I was hoping to publish a New York Times best seller this year, but now I’m too late to get it out in time for the presidential campaign. I had the title and everything: Rush Limbaugh, Hillary Clinton, Bill O’Reilly, Teddy Kennedy, George Bush and the Lying Idiots Who Hate Them. The prospective subtitle was, A Fair and Balanced Account.
It would have been a sure hitfive of the most polarizing figures in American politics and media, the cleverly understated hook phrase lying idiots and then the delicious word hate. I, of course, would be above it all with my own balanced fairness.
Hold on to your hard hats. It will be a polarizing campaign season. The Democratic candidates themselves are so polarized that their leading contender, Howard Dean, has complained about the ideological mugging he has received from the also-rans. He’s right. If he gets nominated, all the Republicans will have to do is run clips of other Democrats questioning his sanity and impugning his character. The only other highlights of the tedious debates have been provided by Al Sharpton, a true orator and entertainer. He is not only the smartest of the lot; but since he has nothing to lose, he is the most honest in unmasking the pretenses of both political parties. Perhaps the saddest figure is Dennis Kucinich. In many ways an old-style labor Democrat, his major conversion this year seems to be the fact that he has become vegetarian and pro-choice at the same time. The once pro-life Democrat now goes meatless and votes against the ban on partial-birth abortions. That’s called evolving as a candidate.
It might well be the case that no matter whom the Democrats nominate, the sitting president will win in November.
Any presidential incumbent should have an automatic advantage in this country. The United States has the mightiest military in the world, and it also has the strongest economy. If both of these assets yield positive outcomes, it is hard to imagine anyone defeating President George Bush. So the war in Iraq and the economy at home will be decisive.
They are also the most polarizing issues. And the danger of our public discourse will be that the extreme poles of opinion will, like magnets, pull the discussion over military and monetary policies away from the center of thoughtful debate. It takes little acumen to gather from the Internet, cable programs like C-SPAN and various talk shows that there are significant minorities of hardened and extreme opinion in this country. It all comes down to a choice of demons.
On one account, there are only angels in America. We are the best and brightest, the envy of the world as well as its savior. The demons are not only the famed axis of evil and their fellow travelers, but also anyone who calls American exceptionalism into question. Thus, if you opposed the pre-emptive war in Iraq, this really means that you actually wanted Saddam Hussein to continue his atrocities. If you question the wisdom of occupying the country, you are against our men and women in uniform. If you raise the troubling economic inequities in our own country as well as the world, you are un-American. If you challenge the invasive settlements, demeaning occupation and dividing walls of Israel, you are accused of sympathizing with suicide-murderers.
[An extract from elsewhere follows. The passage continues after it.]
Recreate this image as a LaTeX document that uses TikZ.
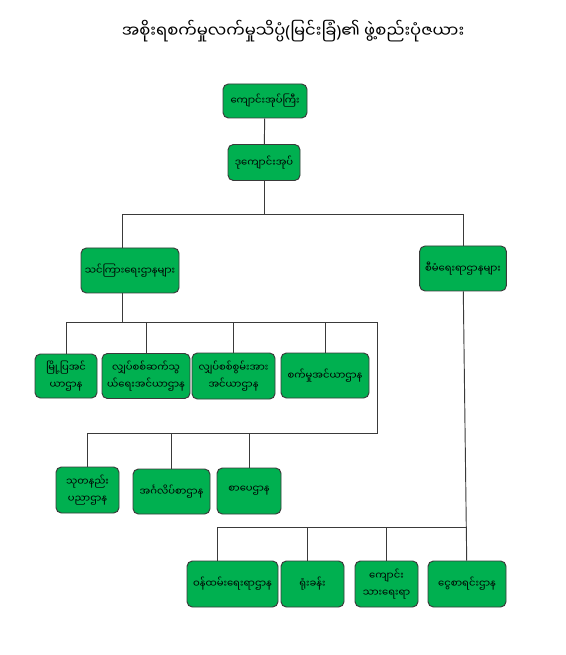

The opposite position is just as extreme and dogmatic. On this account, the Great Evil is America itself and George Bush is the demon-in-chief. In softer versions, the president just serves as an object of ridicule. In the harder versions, he is either a dupe of manipulative power brokers or a would-be world dictator. It is not only in the cafes of Europe that opinion can be found that deems the United States a greater threat to world peace than China or North Korea. In some American quarters, if you point out that great good may come to Iraq and the world by the overthrow of Saddam Hussein, you are judged a jingoist. If you hold that George Bush’s Thanksgiving Day journey to Baghdad was both courageous and creative, you are deemed an American toady. If you try to suggest that for all its many faults, a democratic form of capitalism may well be the most effective instrument for improving the lot of humankind, you are suspected of wanting to rape the earth.
The magnetic extremism of debate prevents any real thought. Everything gravitates to the pull of unquestioned political dogma. What is lost in this ideological tug of war, however, is the possibility of true reform, whether it be of political parties or of the United States itself. If we Americans succeed in demonizing those who oppose us, we will never have to face our own sinfulness. And if we think we are sinless, we are not only fools. We will be in danger of becoming the menace our enemies suppose us to be.
A hardened national ideology is mirrored in the extremes of rigid party politics. You are either with us or against us: Our party, right or wrong. In such an atmosphere, both parties make themselves immune to self-evaluation or critique. Republicans will never be free to examine the high moral costs of unbridled consumerism and capitalism. Democrats will never be free to wonder if Save the Children slogans could be applied to those nonentities who used to be called unborn babies.
If our political parties allow themselves to be reduced to the repetition of polarizing slogans, someone will still get elected in November. Our much-touted freedom and democracy, however, will lose.